%%

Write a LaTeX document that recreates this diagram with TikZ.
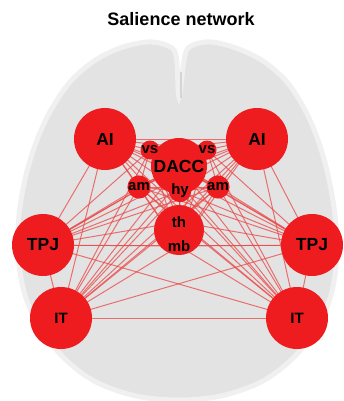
\documentclass[tikz,border=0pt]{standalone}
\usepackage{fontspec}
\setmainfont{Liberation Sans}
\definecolor{hubred}{RGB}{238,28,30}
\definecolor{linkred}{RGB}{234,72,72}
\pgfdeclarelayer{brain}
\pgfdeclarelayer{links}
\pgfsetlayers{brain,links,main}
\tikzset{
  hub/.style={circle,fill=hubred,inner sep=0pt,minimum size=#1,
    font=\bfseries\fontsize{17.5}{17.5}\selectfont},
  hub/.default=62pt,
  minor/.style={circle,fill=hubred,inner sep=0pt,minimum size=19pt,
    font=\bfseries\fontsize{15}{15}\selectfont},
  lab/.style={inner sep=0pt,font=\bfseries\fontsize{15}{15}\selectfont},
  link/.style={draw=linkred,line width=1pt,opacity=0.75}
}
\begin{document}
\begin{tikzpicture}[x=1pt,y=-1pt]
  \useasboundingbox (0,0) rectangle (343,401);
  \node[font=\bfseries\fontsize{18}{18}\selectfont] (title) at (181,19) {Salience network};

  % brain seen from above
  \begin{pgfonlayer}{brain}
    \draw[black!6,fill=black!11,line width=5pt] plot[smooth cycle,tension=0.55] coordinates {
      (179,97) (176,55) (166,45) (147,42) (120,48) (94,61) (70,82) (51,110)
      (37,140) (26,175) (19,215) (18,255) (25,295) (41,330) (66,360) (96,382)
      (136,396) (179,400) (221,396) (261,382) (291,360) (316,330) (331,295)
      (337,255) (335,215) (328,175) (318,140) (305,110) (287,82) (263,61)
      (236,48) (211,42) (193,45) (185,55)};
    \draw[black!17,line width=1.5pt] (181,98) -- (181,72);
  \end{pgfonlayer}

  % regions
  \node[hub] (AIl) at (105,139) {AI};
  \node[hub] (AIr) at (257,139) {AI};
  \node[hub=56pt] (DACC) at (179,166) {DACC};
  \node[minor] (vsl) at (150,150) {vs};
  \node[minor] (vsr) at (207,150) {vs};
  \node[minor] (aml) at (139,187) {am};
  \node[minor] (amr) at (218,187) {am};
  \node[minor] (hy) at (180,191) {hy};
  \node[hub=50pt] (thmb) at (179,230) {};
  \node[lab] (th) at (179,222) {th};
  \node[lab] (mb) at (179,246) {mb};
  \node[hub] (TPJl) at (43,245) {TPJ};
  \node[hub] (TPJr) at (312,245) {TPJ};
  \node[hub,font=\bfseries\fontsize{15}{15}\selectfont] (ITl) at (61,318) {IT};
  \node[hub,font=\bfseries\fontsize{15}{15}\selectfont] (ITr) at (297,318) {IT};

  % every pair is linked
  \begin{pgfonlayer}{links}
    \foreach \a [count=\i] in {AIl,AIr,DACC,vsl,vsr,aml,amr,hy,th,mb,TPJl,TPJr,ITl,ITr}{
      \foreach \b [count=\j] in {AIl,AIr,DACC,vsl,vsr,aml,amr,hy,th,mb,TPJl,TPJr,ITl,ITr}{
        \ifnum\j>\i \draw[link] (\a.center) -- (\b.center); \fi
      }
    }
  \end{pgfonlayer}
\end{tikzpicture}
\end{document}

%%

## Task details
Return the material word for word. Pictures are not part of the copy.

## Output for this task
Write a LaTeX document that recreates this diagram with TikZ.
\documentclass[tikz,border=0pt]{standalone}
\usepackage{fontspec}
\setmainfont{Liberation Sans}
\definecolor{hubred}{RGB}{238,28,30}
\definecolor{linkred}{RGB}{234,72,72}
\pgfdeclarelayer{brain}
\pgfdeclarelayer{links}
\pgfsetlayers{brain,links,main}
\tikzset{
  hub/.style={circle,fill=hubred,inner sep=0pt,minimum size=#1,
    font=\bfseries\fontsize{17.5}{17.5}\selectfont},
  hub/.default=62pt,
  minor/.style={circle,fill=hubred,inner sep=0pt,minimum size=19pt,
    font=\bfseries\fontsize{15}{15}\selectfont},
  lab/.style={inner sep=0pt,font=\bfseries\fontsize{15}{15}\selectfont},
  link/.style={draw=linkred,line width=1pt,opacity=0.75}
}
\begin{document}
\begin{tikzpicture}[x=1pt,y=-1pt]
  \useasboundingbox (0,0) rectangle (343,401);
  \node[font=\bfseries\fontsize{18}{18}\selectfont] (title) at (181,19) {Salience network};

  % brain seen from above
  \begin{pgfonlayer}{brain}
    \draw[black!6,fill=black!11,line width=5pt] plot[smooth cycle,tension=0.55] coordinates {
      (179,97) (176,55) (166,45) (147,42) (120,48) (94,61) (70,82) (51,110)
      (37,140) (26,175) (19,215) (18,255) (25,295) (41,330) (66,360) (96,382)
      (136,396) (179,400) (221,396) (261,382) (291,360) (316,330) (331,295)
      (337,255) (335,215) (328,175) (318,140) (305,110) (287,82) (263,61)
      (236,48) (211,42) (193,45) (185,55)};
    \draw[black!17,line width=1.5pt] (181,98) -- (181,72);
  \end{pgfonlayer}

  % regions
  \node[hub] (AIl) at (105,139) {AI};
  \node[hub] (AIr) at (257,139) {AI};
  \node[hub=56pt] (DACC) at (179,166) {DACC};
  \node[minor] (vsl) at (150,150) {vs};
  \node[minor] (vsr) at (207,150) {vs};
  \node[minor] (aml) at (139,187) {am};
  \node[minor] (amr) at (218,187) {am};
  \node[minor] (hy) at (180,191) {hy};
  \node[hub=50pt] (thmb) at (179,230) {};
  \node[lab] (th) at (179,222) {th};
  \node[lab] (mb) at (179,246) {mb};
  \node[hub] (TPJl) at (43,245) {TPJ};
  \node[hub] (TPJr) at (312,245) {TPJ};
  \node[hub,font=\bfseries\fontsize{15}{15}\selectfont] (ITl) at (61,318) {IT};
  \node[hub,font=\bfseries\fontsize{15}{15}\selectfont] (ITr) at (297,318) {IT};

  % every pair is linked
  \begin{pgfonlayer}{links}
    \foreach \a [count=\i] in {AIl,AIr,DACC,vsl,vsr,aml,amr,hy,th,mb,TPJl,TPJr,ITl,ITr}{
      \foreach \b [count=\j] in {AIl,AIr,DACC,vsl,vsr,aml,amr,hy,th,mb,TPJl,TPJr,ITl,ITr}{
        \ifnum\j>\i \draw[link] (\a.center) -- (\b.center); \fi
      }
    }
  \end{pgfonlayer}
\end{tikzpicture}
\end{document}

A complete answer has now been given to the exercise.